Arab News, Thu, Sep 19, 2024 | Rabi al-Awwal 16, 1446
Growth of Saudi banking sector accelerated by diversification initiatives: Moody’s
Saudi Arabia:
Saudi Arabia’s efforts toward economic
diversification are fueling the growth of its banking sector, with industries
such as construction and tourism offering appealing lending opportunities,
according to a recent analysis.
In its latest report, the US-based credit rating
agency Moody’s said that the performance of the banking sector’s loan portfolio
has continued to improve, particularly following the rollout of the Kingdom’s
national diversification agenda aimed at reducing dependence on hydrocarbon
revenue.
Emphasizing the banking sector’s growth, the Saudi
Central Bank, also known as SAMA, reported that the aggregate profit before
zakat and tax of banks operating in the Kingdom reached an unprecedented SR7.83
billion ($2.1 billion) in July, reflecting a 23 percent annual increase.
“We expect this trend to persist over the coming
12 to 18 months, further boosting the non-hydrocarbon economy where banks
largely operate. Saudi borrowers’ repayment capacity is also supported by
government policies and reforms,” said Lea Hanna, an analyst at Moody’s.
She added: “Saudi banks are enjoying lower
delinquencies in their loan portfolios, while provisions cover nonperforming
loans fully.”
According to Moody’s, Saudi Arabia’s real
non-hydrocarbon gross domestic product is expected to grow robustly, by
approximately 5.5 percent in both 2024 and 2025, driven by government
investments in large infrastructure projects that will increase demand for
credit during these years.
The agency also highlighted that construction,
along with sectors such as tourism and entertainment, will play a vital role in
shaping the growth of Saudi banks’ loan books.
“Although the contribution of giga projects, such
as Red Sea and Qiddiyah, to total corporate lending will remain significant,
diversification into new sectors, such as tourism, entertainment and renewable
energy provide attractive lending opportunities,” said Moody’s.
The report further indicated that lending to small
and medium enterprises in Saudi Arabia has increased, although it still
represents a small fraction of the overall sector loan book.
Moody’s also pointed out potential risks that
could impact the asset quality of banks, including a prolonged period of low oil
prices and possible changes in government policy.

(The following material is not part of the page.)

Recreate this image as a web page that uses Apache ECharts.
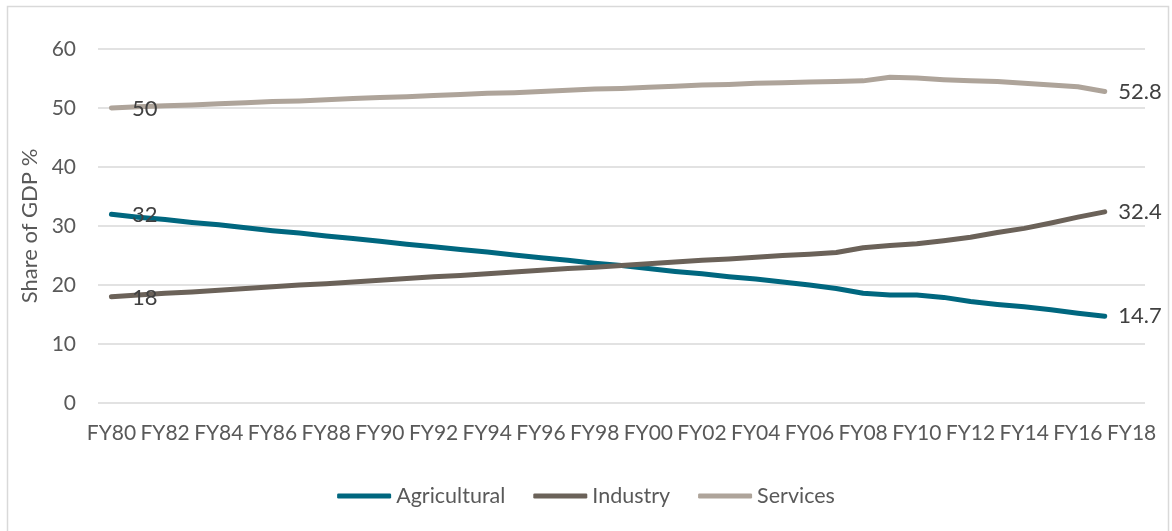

“They (banks in Saudi Arabia) remain exposed to
downside risks should there be a reversal in economic momentum or a relaxation
in authorities’ active support in managing system asset risks,” said Hanna.
In July, another report from Moody’s stated that
Saudi banks are likely to see their client base expand due to government-backed
economic diversification efforts that are promoting innovation and boosting
productivity in the Kingdom.
The analysis also noted that Saudi Arabia and Oman
were the top two Gulf Cooperation Council countries with the lowest volatility
in non-oil sector expansion from 2020 to 2023.